To pass a bill without Democrats, GOP lawmakers seek agreement on the deficit number

That’s the subheadline for his article. He then opens his piece with this:

As Republicans prepare the party-line tax bill at the core of their 2025 agenda, the key to everything is, simply, “The Number.”
The Number is the maximum budget deficit increase that Republicans are willing to tolerate as they extend tax cuts scheduled to expire after 2025 and advance the rest of President-elect Donald Trump’s plans. To unlock the gate to the legislative fast track that lets them sidestep Democratic objections, Republicans must agree, with virtually no defections, on The Number.

But that’s only part of the matter, and as long as Republicans—either party, come to that—insist on treating taxes in isolation, they’ll continue to fail. The plain fact is that Republicans don’t have to agree on any deficit Number; what they need to agree on instead is a Number that represents any value in the interval from zero to budget surplus.

That, of course, also would require them to agree on spending cuts that bring that overall spending down to within the expected (dynamically projected) revenues realized from the tax cuts.

There are two ways those revenues will grow on net from the from this sort of budget move. One is the well-known increase in overall economic activity that results simply from tax rate cuts. These leave more money in the hands of private economy players—individuals, households, and the businesses they own and operate. It’s been repeatedly demonstrated that those players allocate their spending far more efficiently than anything a government can achieve.

The other way revenues increase, though, is less frequently discussed, even as it’s closely related to tax cuts. This is that, with less government spending, there is less competition for the resources—labor, raw materials, finished and semi-finished products—that private enterprises need for their own operation. With that resource competition from Government greatly reduced, the prices for those resources come down, and private businesses can more easily and cheaply acquire what they need. Private enterprise competition then increases and overall economic activity increases, overlaying the increase from simply reducing taxes, and a positive feedback loop develops among increasing production, lowering prices, increasing private demand, increasing employment, and increasing innovation. And net increasing revenues to Government.

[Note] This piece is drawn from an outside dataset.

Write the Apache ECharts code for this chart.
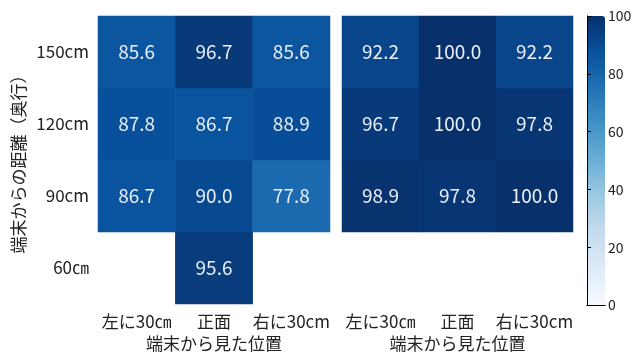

Those two outcomes achieve one other item of critical economic, and political, and security importance. It provides an opportunity to commit those budget surpluses to paying down our national debt.

Of course, the Progressive-Democratic Party is going to quibble over any spending cut and tax cut, all the while objecting to either altogether, so to get these done even temporarily, Republicans will have to do them through legislative reconciliation.

That, in turn—both the taxing and the spending reductions—will require the Republicans’ Chaos Caucus to leave off their ego-driven their-way-or-nothing-at-all obstructionism and agree to compromises that move things in their direction, even if not everything all at once.

And get Republicans like Senator James Lankford (R, OK) to shape up or at least stay out of the way. According to him:

We’re not going to have something that’s going to have zero deficit impact. That’s not going to happen[.]

On that score, the Chaos Caucus is right. There need to be spending cuts to achieve outright deficit elimination and actual surplus.